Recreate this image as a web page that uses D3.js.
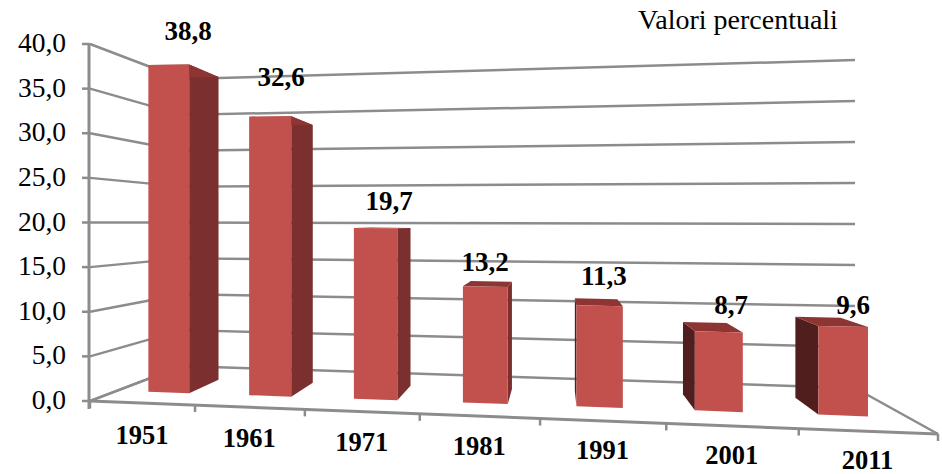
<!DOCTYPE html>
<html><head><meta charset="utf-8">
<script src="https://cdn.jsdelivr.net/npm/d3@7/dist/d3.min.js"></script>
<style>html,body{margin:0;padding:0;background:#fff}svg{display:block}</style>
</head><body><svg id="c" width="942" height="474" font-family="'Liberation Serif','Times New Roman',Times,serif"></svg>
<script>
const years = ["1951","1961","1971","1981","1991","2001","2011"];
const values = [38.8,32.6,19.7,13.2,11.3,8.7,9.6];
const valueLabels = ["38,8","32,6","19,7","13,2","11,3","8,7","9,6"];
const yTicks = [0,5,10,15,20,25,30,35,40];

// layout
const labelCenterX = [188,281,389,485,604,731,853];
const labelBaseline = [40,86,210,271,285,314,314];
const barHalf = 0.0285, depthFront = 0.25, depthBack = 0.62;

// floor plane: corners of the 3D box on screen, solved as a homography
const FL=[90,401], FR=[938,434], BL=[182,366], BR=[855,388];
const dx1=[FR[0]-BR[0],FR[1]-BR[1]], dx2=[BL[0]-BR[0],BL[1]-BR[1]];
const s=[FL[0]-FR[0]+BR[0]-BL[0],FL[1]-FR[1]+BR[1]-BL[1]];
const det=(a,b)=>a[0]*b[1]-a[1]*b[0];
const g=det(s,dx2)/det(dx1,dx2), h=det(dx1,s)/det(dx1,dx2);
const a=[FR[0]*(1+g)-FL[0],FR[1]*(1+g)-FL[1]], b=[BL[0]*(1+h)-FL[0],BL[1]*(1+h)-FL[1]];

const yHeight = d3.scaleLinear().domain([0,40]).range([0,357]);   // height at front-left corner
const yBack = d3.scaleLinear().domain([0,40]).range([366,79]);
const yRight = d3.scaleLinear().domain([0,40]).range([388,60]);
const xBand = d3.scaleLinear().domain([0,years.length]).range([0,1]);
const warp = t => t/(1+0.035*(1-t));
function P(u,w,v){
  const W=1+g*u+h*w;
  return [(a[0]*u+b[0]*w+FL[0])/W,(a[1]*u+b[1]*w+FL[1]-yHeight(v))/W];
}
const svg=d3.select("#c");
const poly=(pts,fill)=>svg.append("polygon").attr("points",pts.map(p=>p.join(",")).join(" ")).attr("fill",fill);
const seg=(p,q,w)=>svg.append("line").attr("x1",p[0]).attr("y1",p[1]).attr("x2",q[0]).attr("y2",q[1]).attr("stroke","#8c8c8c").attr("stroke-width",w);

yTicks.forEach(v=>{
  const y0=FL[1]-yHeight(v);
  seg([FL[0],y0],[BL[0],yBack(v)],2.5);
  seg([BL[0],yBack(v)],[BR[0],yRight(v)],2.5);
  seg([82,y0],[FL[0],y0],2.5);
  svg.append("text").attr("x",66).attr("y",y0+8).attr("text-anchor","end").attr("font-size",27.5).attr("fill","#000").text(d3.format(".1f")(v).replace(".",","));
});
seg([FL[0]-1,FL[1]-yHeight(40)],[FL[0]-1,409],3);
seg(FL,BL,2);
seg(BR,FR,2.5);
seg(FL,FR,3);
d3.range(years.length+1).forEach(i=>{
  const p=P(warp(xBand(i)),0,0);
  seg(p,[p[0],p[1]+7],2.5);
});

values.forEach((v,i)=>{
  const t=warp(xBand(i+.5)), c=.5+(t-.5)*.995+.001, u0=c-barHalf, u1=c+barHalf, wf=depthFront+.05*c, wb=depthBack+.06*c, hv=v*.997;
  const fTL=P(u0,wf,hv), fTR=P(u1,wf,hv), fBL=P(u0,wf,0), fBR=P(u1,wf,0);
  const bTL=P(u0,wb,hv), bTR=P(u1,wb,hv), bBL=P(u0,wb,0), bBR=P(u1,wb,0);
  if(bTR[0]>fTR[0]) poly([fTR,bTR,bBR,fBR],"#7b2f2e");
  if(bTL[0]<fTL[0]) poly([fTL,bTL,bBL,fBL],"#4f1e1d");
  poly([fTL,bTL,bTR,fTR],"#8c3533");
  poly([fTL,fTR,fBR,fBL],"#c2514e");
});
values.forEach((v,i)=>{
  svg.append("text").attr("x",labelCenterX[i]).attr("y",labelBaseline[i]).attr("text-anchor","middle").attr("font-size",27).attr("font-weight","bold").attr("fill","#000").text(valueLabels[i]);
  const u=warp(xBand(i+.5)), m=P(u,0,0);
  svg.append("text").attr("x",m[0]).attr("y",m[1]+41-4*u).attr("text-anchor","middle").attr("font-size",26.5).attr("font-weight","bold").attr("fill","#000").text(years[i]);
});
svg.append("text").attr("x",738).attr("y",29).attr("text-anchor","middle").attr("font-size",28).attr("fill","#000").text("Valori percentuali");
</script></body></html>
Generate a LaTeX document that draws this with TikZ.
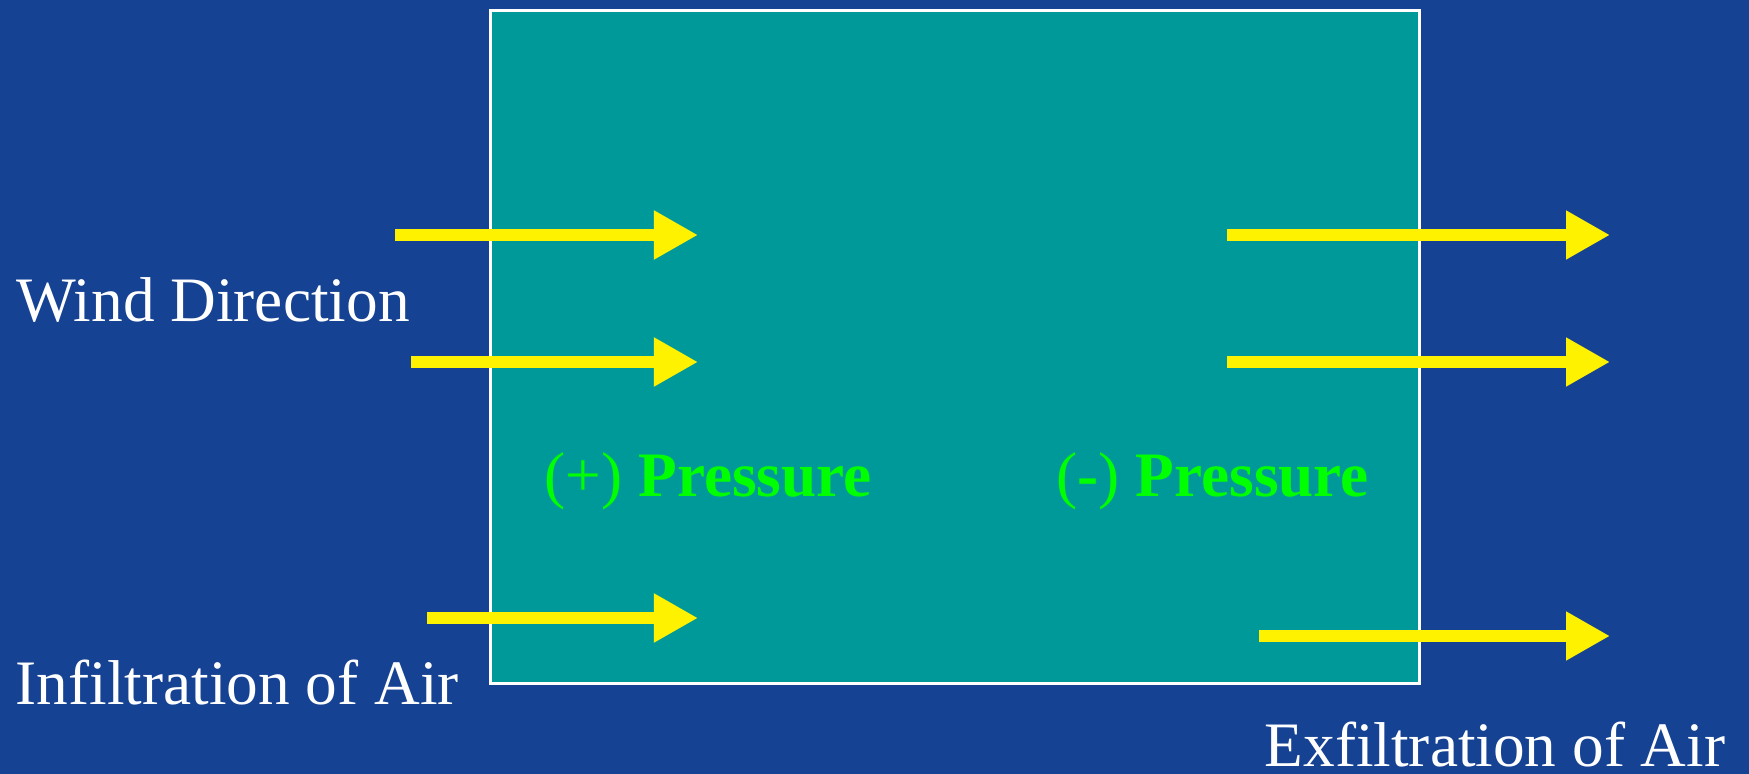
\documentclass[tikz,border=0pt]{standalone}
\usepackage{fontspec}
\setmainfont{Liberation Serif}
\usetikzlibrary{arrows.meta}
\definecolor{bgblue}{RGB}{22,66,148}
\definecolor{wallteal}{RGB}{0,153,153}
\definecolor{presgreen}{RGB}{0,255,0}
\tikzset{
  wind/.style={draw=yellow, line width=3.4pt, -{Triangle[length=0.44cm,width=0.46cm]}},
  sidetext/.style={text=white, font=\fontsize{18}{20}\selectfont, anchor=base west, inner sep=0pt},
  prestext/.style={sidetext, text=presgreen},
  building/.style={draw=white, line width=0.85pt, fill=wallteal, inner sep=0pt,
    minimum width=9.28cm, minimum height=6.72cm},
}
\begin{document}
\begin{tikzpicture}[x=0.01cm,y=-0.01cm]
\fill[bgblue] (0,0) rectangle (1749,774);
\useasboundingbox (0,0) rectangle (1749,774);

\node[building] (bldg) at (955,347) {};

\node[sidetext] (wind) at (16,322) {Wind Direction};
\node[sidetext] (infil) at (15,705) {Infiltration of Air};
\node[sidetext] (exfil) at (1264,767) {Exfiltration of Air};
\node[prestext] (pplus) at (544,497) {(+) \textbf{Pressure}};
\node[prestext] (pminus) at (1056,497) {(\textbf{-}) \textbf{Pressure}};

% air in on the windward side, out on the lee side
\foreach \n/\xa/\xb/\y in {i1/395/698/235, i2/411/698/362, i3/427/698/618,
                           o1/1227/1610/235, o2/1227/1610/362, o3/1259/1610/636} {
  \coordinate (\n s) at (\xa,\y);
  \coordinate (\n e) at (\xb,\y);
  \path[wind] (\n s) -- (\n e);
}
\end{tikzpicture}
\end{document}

○ ○ ○

The listing above must be printed again exactly, minus its pictures.

* [WRITTEN ANSWER]
Recreate this image as a web page that uses D3.js.
<!DOCTYPE html>
<html><head><meta charset="utf-8">
<script src="https://cdn.jsdelivr.net/npm/d3@7/dist/d3.min.js"></script>
<style>html,body{margin:0;padding:0;background:#fff}svg{display:block}</style>
</head><body><svg id="c" width="942" height="474" font-family="'Liberation Serif','Times New Roman',Times,serif"></svg>
<script>
const years = ["1951","1961","1971","1981","1991","2001","2011"];
const values = [38.8,32.6,19.7,13.2,11.3,8.7,9.6];
const valueLabels = ["38,8","32,6","19,7","13,2","11,3","8,7","9,6"];
const yTicks = [0,5,10,15,20,25,30,35,40];

// layout
const labelCenterX = [188,281,389,485,604,731,853];
const labelBaseline = [40,86,210,271,285,314,314];
const barHalf = 0.0285, depthFront = 0.25, depthBack = 0.62;

// floor plane: corners of the 3D box on screen, solved as a homography
const FL=[90,401], FR=[938,434], BL=[182,366], BR=[855,388];
const dx1=[FR[0]-BR[0],FR[1]-BR[1]], dx2=[BL[0]-BR[0],BL[1]-BR[1]];
const s=[FL[0]-FR[0]+BR[0]-BL[0],FL[1]-FR[1]+BR[1]-BL[1]];
const det=(a,b)=>a[0]*b[1]-a[1]*b[0];
const g=det(s,dx2)/det(dx1,dx2), h=det(dx1,s)/det(dx1,dx2);
const a=[FR[0]*(1+g)-FL[0],FR[1]*(1+g)-FL[1]], b=[BL[0]*(1+h)-FL[0],BL[1]*(1+h)-FL[1]];

const yHeight = d3.scaleLinear().domain([0,40]).range([0,357]);   // height at front-left corner
const yBack = d3.scaleLinear().domain([0,40]).range([366,79]);
const yRight = d3.scaleLinear().domain([0,40]).range([388,60]);
const xBand = d3.scaleLinear().domain([0,years.length]).range([0,1]);
const warp = t => t/(1+0.035*(1-t));
function P(u,w,v){
  const W=1+g*u+h*w;
  return [(a[0]*u+b[0]*w+FL[0])/W,(a[1]*u+b[1]*w+FL[1]-yHeight(v))/W];
}
const svg=d3.select("#c");
const poly=(pts,fill)=>svg.append("polygon").attr("points",pts.map(p=>p.join(",")).join(" ")).attr("fill",fill);
const seg=(p,q,w)=>svg.append("line").attr("x1",p[0]).attr("y1",p[1]).attr("x2",q[0]).attr("y2",q[1]).attr("stroke","#8c8c8c").attr("stroke-width",w);

yTicks.forEach(v=>{
  const y0=FL[1]-yHeight(v);
  seg([FL[0],y0],[BL[0],yBack(v)],2.5);
  seg([BL[0],yBack(v)],[BR[0],yRight(v)],2.5);
  seg([82,y0],[FL[0],y0],2.5);
  svg.append("text").attr("x",66).attr("y",y0+8).attr("text-anchor","end").attr("font-size",27.5).attr("fill","#000").text(d3.format(".1f")(v).replace(".",","));
});
seg([FL[0]-1,FL[1]-yHeight(40)],[FL[0]-1,409],3);
seg(FL,BL,2);
seg(BR,FR,2.5);
seg(FL,FR,3);
d3.range(years.length+1).forEach(i=>{
  const p=P(warp(xBand(i)),0,0);
  seg(p,[p[0],p[1]+7],2.5);
});

values.forEach((v,i)=>{
  const t=warp(xBand(i+.5)), c=.5+(t-.5)*.995+.001, u0=c-barHalf, u1=c+barHalf, wf=depthFront+.05*c, wb=depthBack+.06*c, hv=v*.997;
  const fTL=P(u0,wf,hv), fTR=P(u1,wf,hv), fBL=P(u0,wf,0), fBR=P(u1,wf,0);
  const bTL=P(u0,wb,hv), bTR=P(u1,wb,hv), bBL=P(u0,wb,0), bBR=P(u1,wb,0);
  if(bTR[0]>fTR[0]) poly([fTR,bTR,bBR,fBR],"#7b2f2e");
  if(bTL[0]<fTL[0]) poly([fTL,bTL,bBL,fBL],"#4f1e1d");
  poly([fTL,bTL,bTR,fTR],"#8c3533");
  poly([fTL,fTR,fBR,fBL],"#c2514e");
});
values.forEach((v,i)=>{
  svg.append("text").attr("x",labelCenterX[i]).attr("y",labelBaseline[i]).attr("text-anchor","middle").attr("font-size",27).attr("font-weight","bold").attr("fill","#000").text(valueLabels[i]);
  const u=warp(xBand(i+.5)), m=P(u,0,0);
  svg.append("text").attr("x",m[0]).attr("y",m[1]+41-4*u).attr("text-anchor","middle").attr("font-size",26.5).attr("font-weight","bold").attr("fill","#000").text(years[i]);
});
svg.append("text").attr("x",738).attr("y",29).attr("text-anchor","middle").attr("font-size",28).attr("fill","#000").text("Valori percentuali");
</script></body></html>
Generate a LaTeX document that draws this with TikZ.
\documentclass[tikz,border=0pt]{standalone}
\usepackage{fontspec}
\setmainfont{Liberation Serif}
\usetikzlibrary{arrows.meta}
\definecolor{bgblue}{RGB}{22,66,148}
\definecolor{wallteal}{RGB}{0,153,153}
\definecolor{presgreen}{RGB}{0,255,0}
\tikzset{
  wind/.style={draw=yellow, line width=3.4pt, -{Triangle[length=0.44cm,width=0.46cm]}},
  sidetext/.style={text=white, font=\fontsize{18}{20}\selectfont, anchor=base west, inner sep=0pt},
  prestext/.style={sidetext, text=presgreen},
  building/.style={draw=white, line width=0.85pt, fill=wallteal, inner sep=0pt,
    minimum width=9.28cm, minimum height=6.72cm},
}
\begin{document}
\begin{tikzpicture}[x=0.01cm,y=-0.01cm]
\fill[bgblue] (0,0) rectangle (1749,774);
\useasboundingbox (0,0) rectangle (1749,774);

\node[building] (bldg) at (955,347) {};

\node[sidetext] (wind) at (16,322) {Wind Direction};
\node[sidetext] (infil) at (15,705) {Infiltration of Air};
\node[sidetext] (exfil) at (1264,767) {Exfiltration of Air};
\node[prestext] (pplus) at (544,497) {(+) \textbf{Pressure}};
\node[prestext] (pminus) at (1056,497) {(\textbf{-}) \textbf{Pressure}};

% air in on the windward side, out on the lee side
\foreach \n/\xa/\xb/\y in {i1/395/698/235, i2/411/698/362, i3/427/698/618,
                           o1/1227/1610/235, o2/1227/1610/362, o3/1259/1610/636} {
  \coordinate (\n s) at (\xa,\y);
  \coordinate (\n e) at (\xb,\y);
  \path[wind] (\n s) -- (\n e);
}
\end{tikzpicture}
\end{document}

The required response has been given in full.